Thursday, March 28, 2013


Wood Ashes and Whiskey
By Douglas H. Shepard, 2013

            The first settlers here contracted with the Holland Land Co. for land that was relatively cheap but that could only be had at the price of a great amount of labor. For example, take Hezekiah Barker, who arrived on his 360-acre lot in the fall of 1806. He and his family moved into the small log house built on the flats off today’s Water Street by the previous tenant, Thomas McClintock, who had built a log house in February 1804 and cleared a small amount of land by June, part of the requirements of contracting with the land company.
            So what the Barkers had in 1806 was a 360-acre farm with at least 300 acres of it completely covered by a dense forest. The timber could have been valuable if there were any way to get it to market, but the roads were too primitive and lake shipping too lacking. The answer to this dilemma was compression. By burning the felled trees and turning the ashes into potash or pearl ash, a profit could be expected even when it was transported to a market as far off as Montreal.

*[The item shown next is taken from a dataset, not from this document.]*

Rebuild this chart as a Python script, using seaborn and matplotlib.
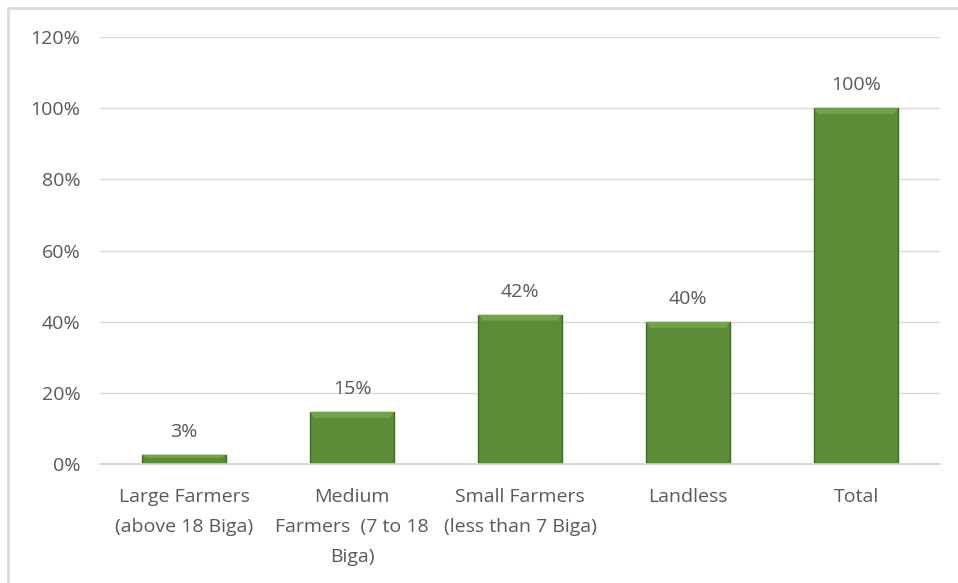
import matplotlib
matplotlib.use("Agg")
import matplotlib.pyplot as plt
import seaborn as sns
import pandas as pd
from matplotlib.lines import Line2D
from matplotlib.patches import Polygon

categories = [
    "Large Farmers\n(above 18 Biga)",
    "Medium\nFarmers  (7 to 18\nBiga)",
    "Small Farmers\n(less than 7 Biga)",
    "Landless",
    "Total",
]
values = [2.6, 14.6, 41.9, 39.9, 100.0]
yticks = [0, 20, 40, 60, 80, 100, 120]

df = pd.DataFrame({"cat": categories, "val": values})

sns.set_theme(style="white")
plt.rcParams["font.family"] = ["Open Sans", "DejaVu Sans"]

fig = plt.figure(figsize=(9.58, 5.83), dpi=100)
ax = fig.add_axes([100 / 958, 1 - 464 / 583, 840 / 958, 427 / 583])

sns.barplot(data=df, x="cat", y="val", ax=ax, color="#5B8C38",
            width=0.5, saturation=1, edgecolor="#426A28", linewidth=1.0)

# bevel highlight on top of bars
for p in ax.patches:
    x0, y0 = p.get_x(), p.get_y()
    w, h = p.get_width(), p.get_height()
    bev = min(1.6, h * 0.35)
    dx = w * 0.05
    poly = Polygon([[x0, y0 + h], [x0 + w, y0 + h], [x0 + w - dx, y0 + h - bev],
                    [x0 + dx, y0 + h - bev]], closed=True,
                   facecolor="#74A24C", edgecolor="none", zorder=p.get_zorder() + 0.1)
    ax.add_patch(poly)

ax.set_ylim(0, 120)
ax.set_xlim(-0.5, len(categories) - 0.5)
ax.set_yticks(yticks)
ax.set_yticklabels([f"{t}%" for t in yticks])
ax.yaxis.grid(True, color="#D9D9D9", linewidth=1.0)
ax.set_axisbelow(True)
for s in ["top", "right", "left"]:
    ax.spines[s].set_visible(False)
ax.spines["bottom"].set_color("#D0D0D0")
ax.spines["bottom"].set_linewidth(1.2)
ax.tick_params(axis="both", length=0, colors="#595959", labelsize=14)
ax.tick_params(axis="y", pad=14)
ax.tick_params(axis="x", pad=17)
for lab in ax.get_xticklabels():
    lab.set_linespacing(1.88)
ax.set_xlabel("")
ax.set_ylabel("")

for i, v in enumerate(values):
    ax.annotate(f"{v:.0f}%", xy=(i, v), xytext=(0, 10), textcoords="offset points",
                ha="center", va="bottom", fontsize=14, color="#595959")

# figure border (left and top)
fig.add_artist(Line2D([8 / 958, 8 / 958], [0, 1 - 8 / 583], transform=fig.transFigure,
                      color="#D9D9D9", linewidth=2))
fig.add_artist(Line2D([8 / 958, 1], [1 - 8 / 583, 1 - 8 / 583], transform=fig.transFigure,
                      color="#D9D9D9", linewidth=2))

fig.savefig("out.png", dpi=100)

            The process was not one for the amateur, however. The ashes had to be processed at an ashery, of which there were, in time, several in the area. In an article in the Fredonia Censor of 28 January 1880 Levi Risley mentioned one which had been located at about 112 West Main Street. There was another one, run by James Mark, in whose honor the Barker Common fountains were donated. In operation by 1812-1813, it stood at the edge of Canadaway Creek on the north side of Main Street just west of the bridge.
            The ashery process involved burning hardwood to make ashes. These were put into a wooden vat, water poured over them and the resulting “soup” taken off and put in a large, heavy iron kettle or pot and cooked over a steady open fire until it was entirely dry. This pot ash was called black salts, and they could be sold or put into a large oven or kiln, heated to a high temperature to further refine the black salts into pearl ash, a more valuable product.

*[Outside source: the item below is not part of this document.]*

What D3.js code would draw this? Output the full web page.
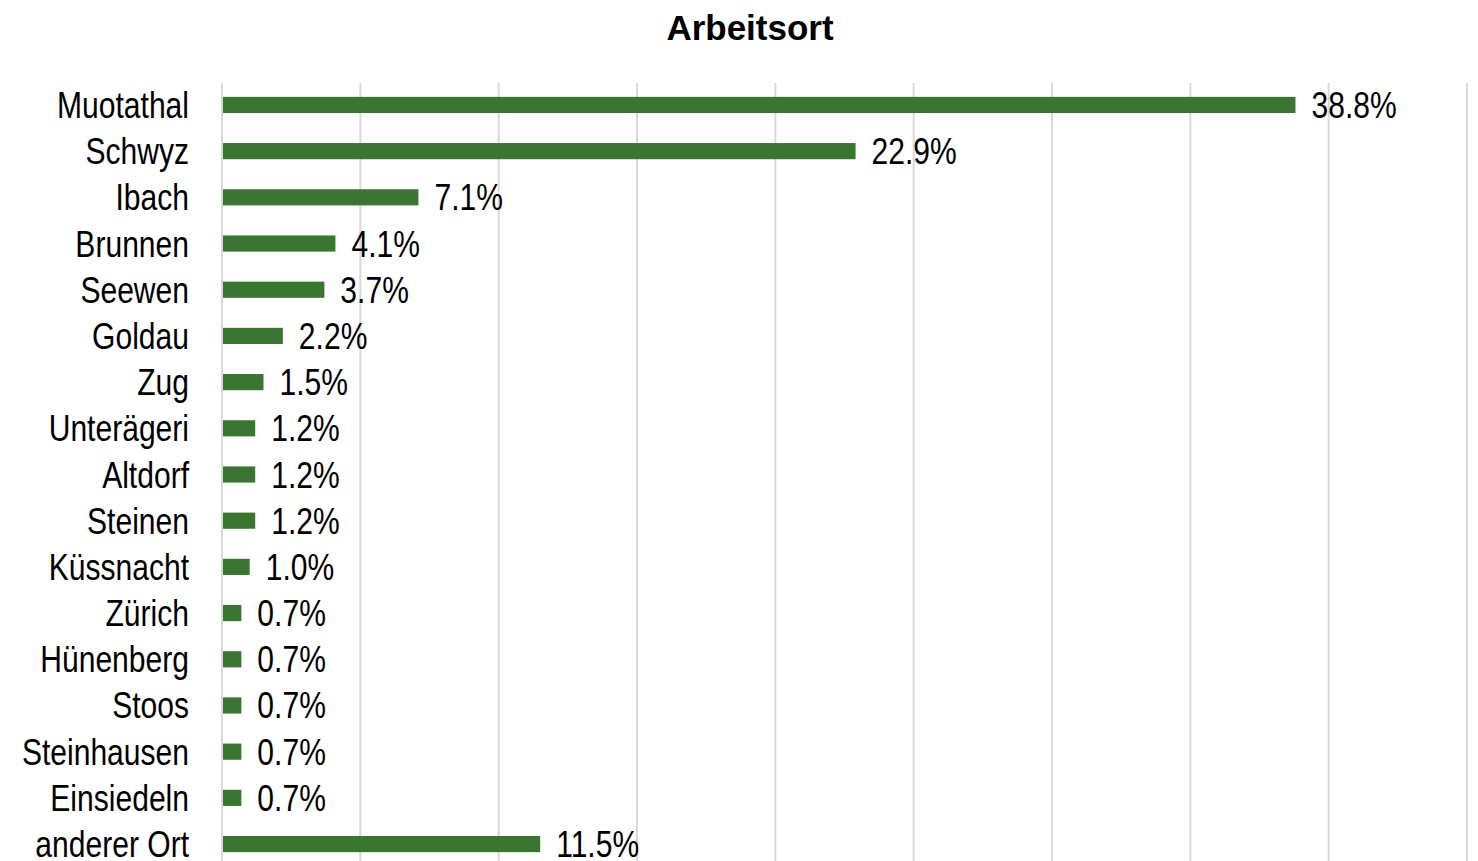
<!DOCTYPE html>
<html>
<head>
<meta charset="utf-8">
<script src="https://cdn.jsdelivr.net/npm/d3@7"></script>
<style>
  body { margin: 0; background: #fff; }
  text { font-family: "Liberation Sans", Arial, sans-serif; }
</style>
</head>
<body>
<div id="chart-area"></div>
<script>
// data
var categories = ["Muotathal", "Schwyz", "Ibach", "Brunnen", "Seewen", "Goldau", "Zug", "Unterägeri",
    "Altdorf", "Steinen", "Küssnacht", "Zürich", "Hünenberg", "Stoos", "Steinhausen", "Einsiedeln", "anderer Ort"];
var values = [38.8, 22.9, 7.1, 4.1, 3.7, 2.2, 1.5, 1.2, 1.2, 1.2, 1.0, 0.7, 0.7, 0.7, 0.7, 0.7, 11.5];
var gridTicks = [0, 5, 10, 15, 20, 25, 30, 35, 40, 45];

var width = 1478, height = 861;
var narrow = 0.835; // no Arial Narrow here, so squeeze the regular face

var svg = d3.select("#chart-area").append("svg")
    .attr("width", width)
    .attr("height", height);

var x = d3.scaleLinear()
    .domain([0, 45])
    .range([222, 1467]);

var y = d3.scaleBand()
    .domain(categories)
    .range([83, 866])
    .paddingInner(0.65)
    .paddingOuter(0.3);

// title
svg.append("text")
    .attr("x", 750)
    .attr("y", 40)
    .attr("text-anchor", "middle")
    .style("font-weight", "bold")
    .style("font-size", "35px")
    .text("Arbeitsort");

// gridlines
svg.selectAll("line.grid")
    .data(gridTicks)
    .enter()
    .append("line")
        .attr("class", "grid")
        .attr("x1", (d)=>{ return x(d) })
        .attr("x2", (d)=>{ return x(d) })
        .attr("y1", 83)
        .attr("y2", height)
        .attr("stroke", "#d9d9d9")
        .attr("stroke-width", 2);

// bars
svg.selectAll("rect")
    .data(values)
    .enter()
    .append("rect")
        .attr("x", x(0) + 1)
        .attr("y", (d, i)=>{ return y(categories[i]) })
        .attr("width", (d)=>{ return x(d) - x(0) - 1 })
        .attr("height", y.bandwidth())
        .attr("fill", "#3b7532");

// value labels
svg.selectAll("text.value")
    .data(values)
    .enter()
    .append("text")
        .attr("class", "value")
        .attr("transform", (d, i)=>{
            return "translate(" + (x(d) + 16) + "," + (y(categories[i]) + y.bandwidth() / 2 + 13) + ") scale(" + narrow + ",1)";
        })
        .style("font-size", "36px")
        .attr("fill", "#000")
        .text((d)=>{ return d.toFixed(1) + "%" });

// category labels
svg.selectAll("text.cat")
    .data(categories)
    .enter()
    .append("text")
        .attr("class", "cat")
        .attr("transform", (d)=>{
            return "translate(189," + (y(d) + y.bandwidth() / 2 + 13) + ") scale(" + narrow + ",1)";
        })
        .attr("text-anchor", "end")
        .style("font-size", "36px")
        .attr("fill", "#000")
        .text((d)=>{ return d });
</script>
</body>
</html>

            This process of “compressing” acres of timber into a valuable, portable product was also true for another local commodity, grain or corn which could be harvested, fermented and distilled into whiskey. A large amount of grain resulted in a small but more valuable supply of alcohol. There was a correlation between the two efforts. As the original forest was cleared, more land lay open for planting and more grain was raised. Risley explained in an article in the Fredonia Censor of 9 April 1884, “It was impossible to transport it [grain] in wagons through the Cattaraugus swamp when it took three days of hard labor for a team to haul an empty wagon to Buffalo.”  In addition, “Chadwick’s Bay (today’s Dunkirk) had no landing place or wharf before 1816 or 1817, …. The Erie Canal was not finished until 1826 and no outlet was opened so that the surplus grain could be disposed of….”

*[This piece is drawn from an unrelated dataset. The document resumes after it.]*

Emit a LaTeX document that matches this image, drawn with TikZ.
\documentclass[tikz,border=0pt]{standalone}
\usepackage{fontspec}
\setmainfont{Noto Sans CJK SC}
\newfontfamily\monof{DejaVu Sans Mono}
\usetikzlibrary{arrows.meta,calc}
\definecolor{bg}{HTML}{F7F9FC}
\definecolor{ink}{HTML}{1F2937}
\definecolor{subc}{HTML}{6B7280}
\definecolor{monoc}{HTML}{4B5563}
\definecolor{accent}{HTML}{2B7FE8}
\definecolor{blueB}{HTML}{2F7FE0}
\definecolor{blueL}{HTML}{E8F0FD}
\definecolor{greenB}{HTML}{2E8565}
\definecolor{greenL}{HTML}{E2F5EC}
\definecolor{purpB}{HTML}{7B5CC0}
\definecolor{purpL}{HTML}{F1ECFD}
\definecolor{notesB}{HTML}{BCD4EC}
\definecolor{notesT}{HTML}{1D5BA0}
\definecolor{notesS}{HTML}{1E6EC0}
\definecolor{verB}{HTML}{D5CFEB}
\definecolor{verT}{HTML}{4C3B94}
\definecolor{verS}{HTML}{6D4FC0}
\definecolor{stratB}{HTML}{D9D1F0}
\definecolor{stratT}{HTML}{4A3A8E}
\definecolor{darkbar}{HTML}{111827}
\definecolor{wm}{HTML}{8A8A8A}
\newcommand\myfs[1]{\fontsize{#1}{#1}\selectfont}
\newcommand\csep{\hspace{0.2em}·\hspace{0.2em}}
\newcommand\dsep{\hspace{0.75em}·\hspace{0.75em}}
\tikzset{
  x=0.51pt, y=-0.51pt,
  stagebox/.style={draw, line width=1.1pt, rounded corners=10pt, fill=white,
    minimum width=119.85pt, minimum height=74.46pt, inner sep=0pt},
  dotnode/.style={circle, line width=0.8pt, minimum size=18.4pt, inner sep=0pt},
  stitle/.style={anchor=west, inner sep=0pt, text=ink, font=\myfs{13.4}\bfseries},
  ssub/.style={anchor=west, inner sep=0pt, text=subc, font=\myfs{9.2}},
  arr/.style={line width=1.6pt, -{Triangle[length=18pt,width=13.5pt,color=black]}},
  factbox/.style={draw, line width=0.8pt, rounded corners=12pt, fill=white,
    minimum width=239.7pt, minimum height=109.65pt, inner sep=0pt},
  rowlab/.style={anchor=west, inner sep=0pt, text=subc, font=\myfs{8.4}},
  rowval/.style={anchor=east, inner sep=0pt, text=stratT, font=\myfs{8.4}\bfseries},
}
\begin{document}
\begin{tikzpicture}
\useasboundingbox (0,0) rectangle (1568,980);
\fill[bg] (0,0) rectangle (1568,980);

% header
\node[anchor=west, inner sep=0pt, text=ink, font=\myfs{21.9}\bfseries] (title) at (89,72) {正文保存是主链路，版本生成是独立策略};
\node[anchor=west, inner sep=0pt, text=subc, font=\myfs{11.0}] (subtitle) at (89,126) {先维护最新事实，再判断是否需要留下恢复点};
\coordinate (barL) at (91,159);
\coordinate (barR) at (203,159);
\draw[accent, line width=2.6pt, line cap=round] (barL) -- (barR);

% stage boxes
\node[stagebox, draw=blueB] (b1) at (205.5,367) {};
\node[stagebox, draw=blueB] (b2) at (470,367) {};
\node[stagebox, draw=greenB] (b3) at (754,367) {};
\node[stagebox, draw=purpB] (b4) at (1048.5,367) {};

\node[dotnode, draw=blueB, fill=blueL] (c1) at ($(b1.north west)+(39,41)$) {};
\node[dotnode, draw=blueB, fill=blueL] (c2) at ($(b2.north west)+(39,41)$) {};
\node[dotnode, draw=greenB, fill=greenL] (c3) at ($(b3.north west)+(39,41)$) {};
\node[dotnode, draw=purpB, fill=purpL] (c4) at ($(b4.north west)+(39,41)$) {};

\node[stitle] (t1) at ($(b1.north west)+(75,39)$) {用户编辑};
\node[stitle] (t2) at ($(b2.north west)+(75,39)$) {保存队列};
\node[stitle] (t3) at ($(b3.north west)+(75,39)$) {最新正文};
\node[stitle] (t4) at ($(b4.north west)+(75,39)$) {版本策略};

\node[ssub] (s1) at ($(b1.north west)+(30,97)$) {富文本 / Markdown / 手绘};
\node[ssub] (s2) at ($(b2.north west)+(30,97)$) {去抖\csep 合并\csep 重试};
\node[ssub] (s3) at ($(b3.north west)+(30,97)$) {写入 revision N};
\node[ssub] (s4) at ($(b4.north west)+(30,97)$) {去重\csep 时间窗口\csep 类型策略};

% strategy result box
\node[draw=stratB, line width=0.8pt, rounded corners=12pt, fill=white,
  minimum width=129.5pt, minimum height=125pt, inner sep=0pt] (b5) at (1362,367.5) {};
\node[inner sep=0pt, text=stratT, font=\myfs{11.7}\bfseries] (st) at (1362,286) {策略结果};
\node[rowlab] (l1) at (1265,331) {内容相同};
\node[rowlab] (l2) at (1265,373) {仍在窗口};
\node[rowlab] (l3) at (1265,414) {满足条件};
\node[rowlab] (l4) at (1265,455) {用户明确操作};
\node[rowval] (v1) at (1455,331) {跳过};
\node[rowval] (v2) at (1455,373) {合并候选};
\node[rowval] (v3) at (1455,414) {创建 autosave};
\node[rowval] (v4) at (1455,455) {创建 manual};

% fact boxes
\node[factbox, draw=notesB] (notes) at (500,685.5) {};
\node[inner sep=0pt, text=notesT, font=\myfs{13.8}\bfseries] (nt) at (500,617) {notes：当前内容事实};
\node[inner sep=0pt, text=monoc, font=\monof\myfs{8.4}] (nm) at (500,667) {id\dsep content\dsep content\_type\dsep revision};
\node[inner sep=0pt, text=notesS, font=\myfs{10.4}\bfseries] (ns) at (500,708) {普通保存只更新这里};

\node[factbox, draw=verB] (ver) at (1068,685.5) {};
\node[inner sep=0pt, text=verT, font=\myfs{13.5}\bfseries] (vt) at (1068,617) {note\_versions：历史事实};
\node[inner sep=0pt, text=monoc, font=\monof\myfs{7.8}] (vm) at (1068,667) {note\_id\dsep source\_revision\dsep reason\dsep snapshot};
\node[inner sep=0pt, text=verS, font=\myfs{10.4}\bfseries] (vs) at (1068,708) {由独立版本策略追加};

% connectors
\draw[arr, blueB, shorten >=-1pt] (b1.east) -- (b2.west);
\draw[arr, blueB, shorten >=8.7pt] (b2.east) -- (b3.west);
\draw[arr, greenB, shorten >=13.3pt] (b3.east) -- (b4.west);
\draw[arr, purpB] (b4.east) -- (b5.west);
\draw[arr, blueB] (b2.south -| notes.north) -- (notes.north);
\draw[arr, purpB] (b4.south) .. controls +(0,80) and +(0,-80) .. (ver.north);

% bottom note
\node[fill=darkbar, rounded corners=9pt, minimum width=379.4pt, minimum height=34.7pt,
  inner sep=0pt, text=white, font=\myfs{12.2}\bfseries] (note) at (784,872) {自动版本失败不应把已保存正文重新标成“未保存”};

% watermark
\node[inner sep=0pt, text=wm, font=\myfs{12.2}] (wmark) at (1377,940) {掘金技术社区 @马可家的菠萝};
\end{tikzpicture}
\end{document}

The answer to this dilemma was the distillery. The first, according to Risley, in 1813 was on today’s 112 West Main Street lot and another near today’s Howard Street. All told, between 1813 and 1826 there were eight distilleries in Fredonia, plus one each in Laona, Milford (today’s Lamberton) and Dunkirk.
The consequences Risley described were predictable. “Some persons took whisky in exchange (as no money could be had) and took it home to drink at their fireside. Others took it out in drinks at the distillery. Whisky was a panacea for every ill. It was used when they worked; it was used when they played. It was used to warm them in cold weather; it was used to cool them in hot weather. It was offered to a neighbor when he called. It was drunk as an appetizer before breakfast. It was drunk to make a bed for their dinner. It was drunk at supper, and finally with all meals….It was drunk by most of the ministers of the gospel. It was drunk by the judges on the bench. . . .”
The inevitable outcome was a long series of temperance movements and groups such as the Pomfret Temperance Society  (1829), the Chautauqua County Temperance Society (1831), the Fredonia Temperance Society (1833), the Friends of Temperance (1834), the Female Moral Reform Society (1838), the Fredonia Total Abstinence Society (1842), and the Good Templars (1868), all culminating in 1874 in the formation of the Women’s Christian Temperance Union.
It was the WCTU which opened a “public Parlor, Reading Room and Restaurant” as an alternative for young men to frequent instead of the hotel bars and taverns. And it was that effort which ultimately evolved into a public library, today’s Darwin R. Barker Library and Museum.
It is an interesting coincidence that attitudes about trees and about drinking began to alter at the same time. In 1808 Hezekiah Barker had the Common cleared of trees. All around, trees were taken down and burned to make room for homes, shops, and productive farm acreage. In 1818 the Abells paid to have the Common plowed and planted to wheat. However, by 1833 trees were being planted again on the Common, and by the 1840s residents were being encouraged to plant shade trees along their walkways. In April 1850 William Risley made a motion at the Village Board meeting that one day of each man’s required work on the roads be waived for each maple, elm, basswood and walnut tree set out on any street in the Village.
The end result of all these conflicting attitudes and movements is easy to see. There is our library and museum sitting companionably across the way from our beautiful, tree-shaded Common, the happy results of what had begun simply as wood ashes and whiskey.